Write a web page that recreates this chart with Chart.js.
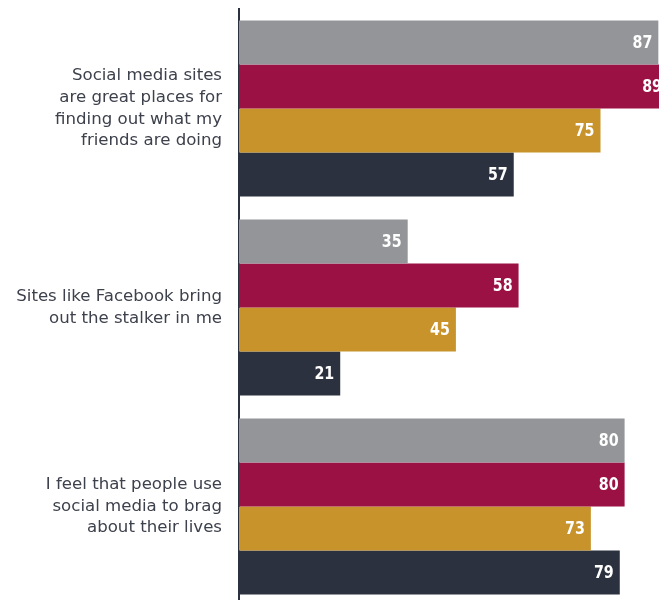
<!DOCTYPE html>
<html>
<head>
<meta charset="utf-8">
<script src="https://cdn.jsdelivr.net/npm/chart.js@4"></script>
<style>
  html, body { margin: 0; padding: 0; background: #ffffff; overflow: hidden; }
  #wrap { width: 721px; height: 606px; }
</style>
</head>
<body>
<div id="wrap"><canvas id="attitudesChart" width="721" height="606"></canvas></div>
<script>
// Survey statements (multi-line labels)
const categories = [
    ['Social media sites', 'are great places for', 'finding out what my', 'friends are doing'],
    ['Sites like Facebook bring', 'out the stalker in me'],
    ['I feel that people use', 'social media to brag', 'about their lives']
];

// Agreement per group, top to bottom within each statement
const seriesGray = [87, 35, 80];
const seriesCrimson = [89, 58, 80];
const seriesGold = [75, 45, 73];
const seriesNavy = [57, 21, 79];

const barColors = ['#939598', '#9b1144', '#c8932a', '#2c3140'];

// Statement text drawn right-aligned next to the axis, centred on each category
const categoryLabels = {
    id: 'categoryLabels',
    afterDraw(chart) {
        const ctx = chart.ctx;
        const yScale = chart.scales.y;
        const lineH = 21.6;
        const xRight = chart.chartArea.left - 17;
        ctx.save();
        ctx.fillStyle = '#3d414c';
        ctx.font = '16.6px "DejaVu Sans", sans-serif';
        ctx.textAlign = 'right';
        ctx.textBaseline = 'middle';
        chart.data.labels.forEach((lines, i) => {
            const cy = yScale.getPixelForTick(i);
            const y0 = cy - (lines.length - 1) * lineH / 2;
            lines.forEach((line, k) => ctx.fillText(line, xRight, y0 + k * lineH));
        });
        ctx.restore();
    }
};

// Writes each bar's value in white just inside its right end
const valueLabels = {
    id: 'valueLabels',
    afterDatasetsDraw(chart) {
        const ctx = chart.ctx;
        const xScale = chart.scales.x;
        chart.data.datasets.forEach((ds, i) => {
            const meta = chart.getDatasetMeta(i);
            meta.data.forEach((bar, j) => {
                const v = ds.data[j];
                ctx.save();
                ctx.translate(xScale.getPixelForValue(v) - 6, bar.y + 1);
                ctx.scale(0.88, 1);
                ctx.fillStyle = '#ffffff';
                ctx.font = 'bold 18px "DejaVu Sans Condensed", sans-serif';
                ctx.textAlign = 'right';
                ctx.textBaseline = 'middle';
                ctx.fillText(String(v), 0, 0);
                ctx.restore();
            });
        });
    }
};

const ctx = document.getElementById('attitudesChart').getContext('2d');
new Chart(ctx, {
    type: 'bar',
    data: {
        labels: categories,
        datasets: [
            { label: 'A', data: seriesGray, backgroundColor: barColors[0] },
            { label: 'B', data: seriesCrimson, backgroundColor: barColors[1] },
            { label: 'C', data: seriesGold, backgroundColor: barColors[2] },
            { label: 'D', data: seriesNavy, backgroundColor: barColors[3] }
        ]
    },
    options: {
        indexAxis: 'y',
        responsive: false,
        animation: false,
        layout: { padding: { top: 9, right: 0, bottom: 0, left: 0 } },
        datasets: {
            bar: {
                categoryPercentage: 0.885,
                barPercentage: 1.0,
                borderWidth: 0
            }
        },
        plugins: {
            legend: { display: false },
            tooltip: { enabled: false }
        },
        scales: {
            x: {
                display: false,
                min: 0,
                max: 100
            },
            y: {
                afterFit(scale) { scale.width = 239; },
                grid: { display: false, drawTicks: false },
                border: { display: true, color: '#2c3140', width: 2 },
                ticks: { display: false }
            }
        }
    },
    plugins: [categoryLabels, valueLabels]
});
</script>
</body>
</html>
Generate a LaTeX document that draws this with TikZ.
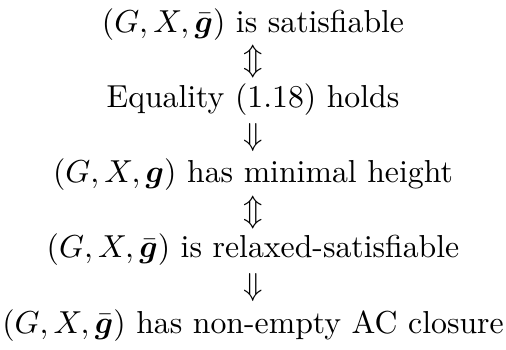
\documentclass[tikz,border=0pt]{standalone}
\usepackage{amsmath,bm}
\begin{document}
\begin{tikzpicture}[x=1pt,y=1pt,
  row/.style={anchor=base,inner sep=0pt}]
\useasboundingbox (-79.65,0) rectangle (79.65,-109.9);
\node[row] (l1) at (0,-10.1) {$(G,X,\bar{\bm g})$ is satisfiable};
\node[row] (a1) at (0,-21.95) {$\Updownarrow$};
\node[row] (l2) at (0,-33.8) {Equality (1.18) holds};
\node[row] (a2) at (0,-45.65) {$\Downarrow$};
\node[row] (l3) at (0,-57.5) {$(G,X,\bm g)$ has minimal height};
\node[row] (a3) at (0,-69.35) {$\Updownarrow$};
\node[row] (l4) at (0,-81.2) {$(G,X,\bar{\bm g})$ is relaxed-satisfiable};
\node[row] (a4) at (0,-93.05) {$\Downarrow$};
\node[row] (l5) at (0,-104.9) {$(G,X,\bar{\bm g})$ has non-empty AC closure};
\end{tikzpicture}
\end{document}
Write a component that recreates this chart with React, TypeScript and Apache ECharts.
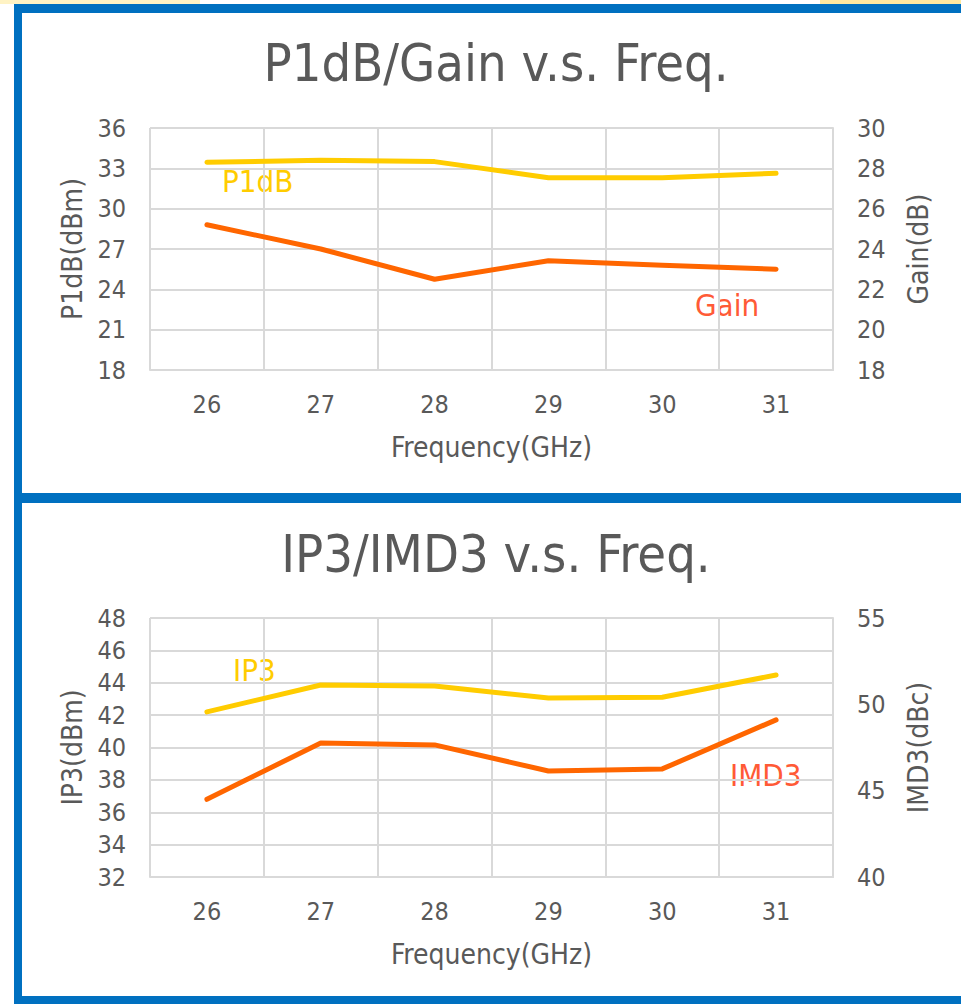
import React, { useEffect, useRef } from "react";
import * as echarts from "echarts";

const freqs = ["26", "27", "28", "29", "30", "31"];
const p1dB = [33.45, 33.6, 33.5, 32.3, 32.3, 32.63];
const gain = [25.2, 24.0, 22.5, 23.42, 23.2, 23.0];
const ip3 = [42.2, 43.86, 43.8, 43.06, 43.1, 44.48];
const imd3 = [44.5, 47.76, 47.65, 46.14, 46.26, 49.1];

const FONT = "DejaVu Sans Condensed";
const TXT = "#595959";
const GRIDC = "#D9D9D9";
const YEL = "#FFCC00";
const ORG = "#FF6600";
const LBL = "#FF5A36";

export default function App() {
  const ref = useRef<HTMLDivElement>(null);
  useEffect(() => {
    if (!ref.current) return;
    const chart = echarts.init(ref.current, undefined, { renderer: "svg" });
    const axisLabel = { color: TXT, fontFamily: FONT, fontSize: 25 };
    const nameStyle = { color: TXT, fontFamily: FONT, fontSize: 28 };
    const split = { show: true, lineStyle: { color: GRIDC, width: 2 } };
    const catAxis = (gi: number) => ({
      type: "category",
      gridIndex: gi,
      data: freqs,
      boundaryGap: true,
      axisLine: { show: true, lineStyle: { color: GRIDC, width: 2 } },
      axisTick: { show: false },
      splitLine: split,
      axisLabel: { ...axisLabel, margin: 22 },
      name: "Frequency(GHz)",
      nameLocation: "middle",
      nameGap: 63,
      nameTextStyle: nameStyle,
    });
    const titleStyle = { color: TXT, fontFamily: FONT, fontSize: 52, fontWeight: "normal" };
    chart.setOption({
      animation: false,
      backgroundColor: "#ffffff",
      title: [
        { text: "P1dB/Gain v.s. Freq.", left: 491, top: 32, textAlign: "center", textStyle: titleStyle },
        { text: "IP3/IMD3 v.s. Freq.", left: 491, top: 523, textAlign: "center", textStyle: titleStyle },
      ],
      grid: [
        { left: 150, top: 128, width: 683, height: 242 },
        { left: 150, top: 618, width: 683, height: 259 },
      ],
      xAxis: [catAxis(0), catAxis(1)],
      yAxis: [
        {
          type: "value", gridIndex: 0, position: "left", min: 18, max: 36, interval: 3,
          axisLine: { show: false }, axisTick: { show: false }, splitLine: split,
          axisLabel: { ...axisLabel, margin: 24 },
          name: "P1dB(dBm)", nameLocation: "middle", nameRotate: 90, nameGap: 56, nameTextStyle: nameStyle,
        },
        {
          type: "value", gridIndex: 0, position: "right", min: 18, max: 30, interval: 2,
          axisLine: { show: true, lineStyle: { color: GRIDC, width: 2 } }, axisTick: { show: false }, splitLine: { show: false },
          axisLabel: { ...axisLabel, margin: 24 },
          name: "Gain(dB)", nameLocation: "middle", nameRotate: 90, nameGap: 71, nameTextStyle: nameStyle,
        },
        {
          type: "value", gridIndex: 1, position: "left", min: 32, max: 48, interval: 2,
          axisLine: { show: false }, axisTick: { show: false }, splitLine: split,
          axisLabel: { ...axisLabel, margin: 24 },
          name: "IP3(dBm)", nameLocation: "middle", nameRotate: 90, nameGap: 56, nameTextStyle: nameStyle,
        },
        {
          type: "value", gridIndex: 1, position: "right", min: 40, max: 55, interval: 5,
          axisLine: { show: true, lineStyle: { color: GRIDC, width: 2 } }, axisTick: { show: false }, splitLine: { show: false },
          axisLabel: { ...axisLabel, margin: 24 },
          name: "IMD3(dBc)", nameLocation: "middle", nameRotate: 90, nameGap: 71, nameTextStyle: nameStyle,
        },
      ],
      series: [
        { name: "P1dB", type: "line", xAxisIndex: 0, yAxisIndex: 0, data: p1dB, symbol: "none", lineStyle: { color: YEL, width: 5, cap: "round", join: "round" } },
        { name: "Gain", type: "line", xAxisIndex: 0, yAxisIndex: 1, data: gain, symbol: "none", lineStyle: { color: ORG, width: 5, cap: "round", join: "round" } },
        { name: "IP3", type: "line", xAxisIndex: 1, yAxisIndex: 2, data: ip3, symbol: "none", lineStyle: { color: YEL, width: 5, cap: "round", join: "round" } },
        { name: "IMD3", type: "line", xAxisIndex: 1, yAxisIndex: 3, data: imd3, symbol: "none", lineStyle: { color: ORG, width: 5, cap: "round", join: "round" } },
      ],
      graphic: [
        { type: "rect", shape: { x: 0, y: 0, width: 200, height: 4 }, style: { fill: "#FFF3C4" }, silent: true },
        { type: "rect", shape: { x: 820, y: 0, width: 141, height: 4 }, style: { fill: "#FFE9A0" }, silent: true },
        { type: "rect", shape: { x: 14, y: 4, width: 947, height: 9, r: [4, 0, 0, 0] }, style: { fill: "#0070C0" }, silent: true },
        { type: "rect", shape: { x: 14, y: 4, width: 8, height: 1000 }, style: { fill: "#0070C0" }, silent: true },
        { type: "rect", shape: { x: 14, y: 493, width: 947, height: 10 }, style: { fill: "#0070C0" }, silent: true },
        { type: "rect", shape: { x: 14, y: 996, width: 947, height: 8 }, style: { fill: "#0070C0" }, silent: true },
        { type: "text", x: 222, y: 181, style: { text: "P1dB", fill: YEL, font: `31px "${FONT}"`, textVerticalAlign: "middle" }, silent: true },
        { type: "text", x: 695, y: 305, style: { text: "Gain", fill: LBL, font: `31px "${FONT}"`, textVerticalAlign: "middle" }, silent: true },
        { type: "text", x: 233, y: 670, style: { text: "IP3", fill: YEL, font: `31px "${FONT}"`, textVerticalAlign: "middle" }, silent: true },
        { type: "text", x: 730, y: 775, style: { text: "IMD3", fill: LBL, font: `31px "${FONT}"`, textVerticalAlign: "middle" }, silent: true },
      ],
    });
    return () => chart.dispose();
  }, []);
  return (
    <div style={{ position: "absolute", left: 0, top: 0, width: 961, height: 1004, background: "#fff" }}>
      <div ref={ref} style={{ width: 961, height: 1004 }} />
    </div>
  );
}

Given request –
Omit every picture, and please return the entries exactly from the first line through the line with "const barColors = ['#939598', '#9b1144', '#c8932a', '#2c3140'];", both included.

Result for this exercise –
Write a web page that recreates this chart with Chart.js.
<!DOCTYPE html>
<html>
<head>
<meta charset="utf-8">
<script src="https://cdn.jsdelivr.net/npm/chart.js@4"></script>
<style>
  html, body { margin: 0; padding: 0; background: #ffffff; overflow: hidden; }
  #wrap { width: 721px; height: 606px; }
</style>
</head>
<body>
<div id="wrap"><canvas id="attitudesChart" width="721" height="606"></canvas></div>
<script>
// Survey statements (multi-line labels)
const categories = [
    ['Social media sites', 'are great places for', 'finding out what my', 'friends are doing'],
    ['Sites like Facebook bring', 'out the stalker in me'],
    ['I feel that people use', 'social media to brag', 'about their lives']
];

// Agreement per group, top to bottom within each statement
const seriesGray = [87, 35, 80];
const seriesCrimson = [89, 58, 80];
const seriesGold = [75, 45, 73];
const seriesNavy = [57, 21, 79];

const barColors = ['#939598', '#9b1144', '#c8932a', '#2c3140'];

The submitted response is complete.